SE BRUCIA NÔTRE DAME

Due settimane fa, la sera del 15 aprile, il mondo intero ha assistito in diretta televisiva all’incendio di una delle cattedrali più celebri e visitate al mondo, Nôtre Dame de Paris. Lo spettacolo è stato doloroso, le fiamme divampavano alimentate da un vento sfavorevole, e i pompieri faticavano a prendere il controllo della struttura. Dopo circa due ore dall’inizio dell’incendio, quando “la flèche”, la grande guglia, era già crollata, il vice-ministro degli Interni francese ha affermato: “non sappiamo se riusciremo a salvarla”. La disperazione si è diffusa tra i fedeli di tutto il mondo, tra i tanti parigini e turisti increduli che in quelle ore affollavano il Lungo Senna, e ha coinvolto anche noi, spettatori impotenti e “testimoni oculari” incollati alla TV.
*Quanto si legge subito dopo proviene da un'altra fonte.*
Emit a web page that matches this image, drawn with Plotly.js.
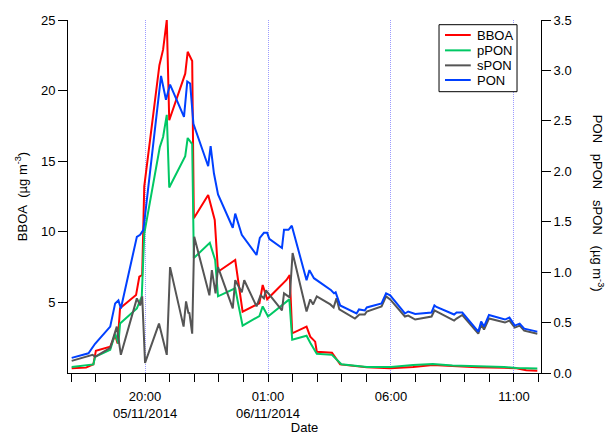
<!DOCTYPE html>
<html>
<head>
<meta charset="utf-8">
<script src="https://cdn.plot.ly/plotly-3.0.1.min.js"></script>
<style>
  html, body { margin: 0; padding: 0; background: #fff; }
  #chart { width: 607px; height: 435px; }
</style>
</head>
<body>
<div id="chart"></div>
<script>
// ---- data (times as clock HH:MM; 16:00-23:59 on 05/11/2014, 00:00-15:59 on 06/11/2014) ----
const bboaTimes = ["17:01","17:36","17:54","18:00","18:35","18:47","18:53","18:59","19:38","19:46","19:53","19:58","20:35","20:44","20:53","20:59","21:38","21:44","21:55","21:59","22:34","22:50","22:58","23:40","23:58","00:39","00:47","00:58","01:45","01:53","01:59","02:34","02:43","02:55","02:59","03:36","03:56","05:01","05:58","06:54","07:42","08:30","09:30","10:36","11:06","11:30","11:57"];
const bboaValues = [0.33,0.38,0.62,1.58,1.86,2.69,2.1,4.58,5.52,6.82,6.94,13.2,21.8,22.9,25.0,17.9,21.2,22.75,22.1,10.96,12.6,10.84,7.17,8.0,4.34,4.94,6.23,5.22,6.59,6.94,2.81,3.28,2.57,2.22,1.51,1.44,0.61,0.40,0.33,0.43,0.57,0.5,0.4,0.37,0.33,0.2,0.16];

const pponTimes = ["17:01","17:54","17:58","18:35","18:47","18:55","18:59","19:40","19:52","19:58","20:36","20:44","20:53","20:59","21:38","21:44","21:55","21:59","22:38","22:51","22:58","23:40","23:47","23:58","00:39","00:47","01:00","01:52","01:59","02:34","02:43","02:59","03:36","03:59","05:01","06:00","06:54","07:42","08:30","09:30","10:36","11:06","11:57"];
const pponValues = [0.06,0.085,0.16,0.23,0.39,0.29,0.49,0.64,0.76,1.38,2.24,2.34,2.56,1.84,2.15,2.33,2.27,1.14,1.29,1.12,0.76,0.84,0.69,0.47,0.565,0.66,0.56,0.73,0.33,0.37,0.30,0.19,0.18,0.086,0.06,0.06,0.08,0.09,0.075,0.07,0.06,0.05,0.045];

const sponTimes = ["17:01","17:52","17:58","18:35","18:51","19:01","19:40","19:48","19:53","20:00","20:34","20:53","21:01","21:34","21:40","21:46","21:48","21:55","22:00","22:37","22:43","22:52","22:58","23:34","23:40","23:56","00:02","00:32","00:42","00:50","00:55","01:34","01:39","01:53","02:00","02:34","02:43","02:50","02:59","03:32","03:40","03:47","03:54","04:32","04:43","04:56","05:01","05:37","05:48","05:58","06:34","06:42","06:59","07:39","07:46","07:51","08:34","08:40","08:54","09:33","09:40","09:47","09:59","10:38","10:49","11:02","11:14","11:25","11:57"];
const sponValues = [0.12,0.18,0.16,0.25,0.46,0.18,0.74,0.67,0.76,0.10,0.49,0.18,1.05,0.46,0.71,0.59,0.60,0.39,1.35,0.77,1.02,0.79,1.05,0.64,0.92,0.80,0.92,0.66,0.77,0.74,0.82,0.62,0.79,0.75,1.19,0.61,0.73,0.68,0.76,0.68,0.65,0.74,0.63,0.54,0.58,0.58,0.61,0.66,0.76,0.73,0.56,0.57,0.53,0.56,0.62,0.61,0.52,0.54,0.575,0.39,0.48,0.43,0.54,0.50,0.52,0.45,0.47,0.42,0.39];

const ponTimes = ["17:01","17:42","17:58","18:35","18:47","18:55","19:01","19:40","19:48","19:56","20:39","20:51","21:01","21:35","21:43","21:50","21:58","22:34","22:40","22:48","22:58","23:34","23:40","23:56","00:32","00:40","00:50","00:58","01:03","01:34","01:39","01:50","01:58","02:34","02:41","02:52","03:34","03:41","03:45","03:56","04:36","04:42","04:56","05:01","05:37","05:48","05:58","06:34","06:42","06:59","07:39","07:46","07:51","08:34","08:40","08:54","09:33","09:40","09:47","09:59","10:38","10:49","11:02","11:14","11:25","11:57"];
const ponValues = [0.15,0.195,0.29,0.46,0.69,0.72,0.64,1.35,1.37,1.42,2.945,2.71,2.86,2.54,2.89,2.87,2.47,2.05,2.25,1.98,1.77,1.44,1.58,1.37,1.17,1.34,1.39,1.39,1.33,1.24,1.42,1.42,1.46,0.92,1.02,0.94,0.82,0.79,0.80,0.67,0.59,0.63,0.62,0.65,0.69,0.79,0.77,0.59,0.61,0.585,0.60,0.67,0.655,0.58,0.60,0.60,0.41,0.51,0.46,0.575,0.53,0.55,0.47,0.49,0.44,0.41];

const seriesNames = ["BBOA","pPON","sPON","PON"];
const seriesColors = ["#ff0000","#00c864","#555555","#0040ff"];

const majorTickTimes = ["20:00","01:00","06:00","11:00"];
const majorTickLabels = ["20:00<br>05/11/2014","01:00<br>06/11/2014","06:00","11:00"];
const leftTicks = [5,10,15,20,25];
const rightTicks = [0,0.5,1,1.5,2,2.5,3,3.5];

// ---- helpers ----
function toDate(hm) {
  const h = parseInt(hm.split(":")[0], 10);
  return (h >= 16 ? "2014-11-05 " : "2014-11-06 ") + hm;
}
const minorTicks = [];
for (let h = 17; h <= 36; h++) {
  const hh = h % 24;
  minorTicks.push(toDate((hh < 10 ? "0" : "") + hh + ":00"));
}

const FONT = "Liberation Sans, Arial, Helvetica, sans-serif";

const seriesTimes = [bboaTimes, pponTimes, sponTimes, ponTimes];
const seriesValues = [bboaValues, pponValues, sponValues, ponValues];
const seriesAxes = ["y", "y2", "y2", "y2"];

const traces = seriesNames.map((name, i) => ({
  name: name, x: seriesTimes[i].map(toDate), y: seriesValues[i], yaxis: seriesAxes[i],
  type: "scatter", mode: "lines", line: { color: seriesColors[i], width: 2 }, showlegend: false
}));

// ---- compact legend box (Igor-style), placed in paper coordinates ----
const legX0 = 0.7844, legX1 = 0.9493, legY0 = 0.7969, legY1 = 0.9867;
const legLineX0 = 0.797, legLineX1 = 0.8515, legTextX = 0.860;
const legRowY = [0.9575, 0.9140, 0.8715, 0.8300];

const shapes = [{
  type: "rect", xref: "paper", yref: "paper", x0: legX0, x1: legX1, y0: legY0, y1: legY1,
  line: { color: "#000", width: 1 }, fillcolor: "#fff", layer: "above"
}];
const annotations = [];
seriesNames.forEach((name, i) => {
  shapes.push({
    type: "line", xref: "paper", yref: "paper", x0: legLineX0, x1: legLineX1, y0: legRowY[i], y1: legRowY[i],
    line: { color: seriesColors[i], width: 2 }, layer: "above"
  });
  annotations.push({
    xref: "paper", yref: "paper", x: legTextX, y: legRowY[i], xanchor: "left", yanchor: "middle",
    text: name, showarrow: false, font: { family: FONT, size: 13, color: "#000" }
  });
});
annotations.push({
  xref: "paper", yref: "paper", x: 1.122, y: 0.48,
  text: "PON\u00a0\u00a0\u00a0pPON\u00a0\u00a0\u00a0sPON\u00a0\u00a0\u00a0(\u00b5g m<sup>-3</sup>)",
  textangle: 90, showarrow: false,
  font: { family: FONT, size: 13, color: "#000" },
  xanchor: "center", yanchor: "middle"
});

const layout = {
  width: 607, height: 435,
  margin: { l: 68, r: 66, t: 20, b: 62 },
  paper_bgcolor: "#ffffff", plot_bgcolor: "#ffffff",
  font: { family: FONT, size: 13, color: "#000" },
  showlegend: false,
  xaxis: {
    type: "date",
    range: ["2014-11-05 16:52", "2014-11-06 12:06"],
    showline: true, linecolor: "#000", linewidth: 1,
    ticks: "outside", ticklen: 8, tickcolor: "#000", tickwidth: 1,
    tickmode: "array", tickvals: majorTickTimes.map(toDate), ticktext: majorTickLabels,
    ticklabelstandoff: 3,
    tickfont: { family: FONT, size: 13, color: "#000" },
    showgrid: true, gridcolor: "rgb(155,155,255)", griddash: "1px,1px", gridwidth: 1,
    minor: { tickmode: "array", tickvals: minorTicks, ticks: "outside", ticklen: 8, tickcolor: "#000", tickwidth: 1, showgrid: false },
    zeroline: false,
    title: { text: "Date", font: { family: FONT, size: 13, color: "#000" }, standoff: 9 }
  },
  yaxis: {
    range: [0, 25],
    showline: true, linecolor: "#000", linewidth: 1,
    ticks: "outside", ticklen: 9, tickcolor: "#000", tickwidth: 1,
    tickmode: "array", tickvals: leftTicks,
    tickfont: { family: FONT, size: 13, color: "#000" },
    showgrid: false, zeroline: false,
    title: { text: "BBOA\u00a0\u00a0(\u00b5g m<sup>-3</sup>)", font: { family: FONT, size: 13, color: "#000" }, standoff: 10 }
  },
  yaxis2: {
    overlaying: "y", side: "right", anchor: "x",
    range: [0, 3.5],
    showline: true, linecolor: "#000", linewidth: 1,
    ticks: "outside", ticklen: 9, tickcolor: "#000", tickwidth: 1,
    tickmode: "array", tickvals: rightTicks, tickformat: ".1f",
    tickfont: { family: FONT, size: 13, color: "#000" },
    showgrid: false, zeroline: false
  },
  shapes: shapes,
  annotations: annotations
};

Plotly.newPlot("chart", traces, layout, { staticPlot: true, displayModeBar: false });
</script>
</body>
</html>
Nôtre Dame, la cattedrale per antonomasia, che aveva resistito a guerre e rivoluzioni, rischiava di essere rasa al suolo in mondovisione a causa di un corto circuito generatosi dalle impalcature? Non eravamo psicologicamente pronti ad accettarlo, e per fortuna “il miracolo” è arrivato: poco prima della mezzanotte, i media francesi hanno tuonato: “la struttura è salva”.

A distanza di due settimane sappiamo che la Cattedrale sarà ricostruita – in tempistiche da definire – grazie alle donazioni multimilionarie che sono state raccolte nel giro di pochi giorni, e che continuano ad affluire nelle casse dello Stato francese. Una generosissima campagna di solidarietà che in realtà ha scatenato indignazioni e critiche da più parti sotto lo stesso leitmotiv: se i ricchi del pianeta sono capaci di elargizioni così cospicue nell’arco di poche ore, quante giuste cause potrebbero essere combattute e vinte?

Sono trascorse due settimane dal devastante incendio che ha deturpato Nôtre Dame e le indagini sulle cause del disastro sono ancora in corso: errore umano, negligenza, atto doloso? Quel che è certo, è che allo stupore del 15 aprile si è sostituita la collera del 16 aprile: quel cantiere meritava più attenzione e sorveglianza. Proprio quei lavori di restauro che avrebbero dovuto consegnare ai posteri la bellezza e la magnificenza della cattedrale, ne sono stati la causa di sventura.

C’è chi vede in questo episodio il culmine della crisi che sta attraversando la Francia in questo momento storico, divisa e attanagliata da rivolte sociali che si protraggono da mesi. Osservando più da vicino la capitale francese, ci rendiamo conto che da anni Parigi è oltraggiata da attentati, atti vandalici, blocchi stradali. Il clima politico è teso e i gilet gialli fanno tremare Macron.

Parigi, che Walter Benjamin definì “la capitale del XIX secolo”, attraversa un decennio difficile, ma sarebbe senz’altro eccessivo interpretare l’accadimento come un chiaro segnale del declino della Ville Lumière.

Al di là delle polemiche, infatti, da questo triste episodio possiamo trarne una lezione positiva: la commozione, la solidarietà e la generosità che ne sono scaturite, ci danno la conferma che la nostra identità si fonda sulla cultura e sul patrimonio. Le opere d’arte sono tutto ciò che rendono l’uomo immortale.

Notre Dame, cattedrale dei re, di Napoleone (che qui si è auto-incoronato), luogo letterario di un amore impossibile tra Esmeralda e Quasimodo, risorgerà.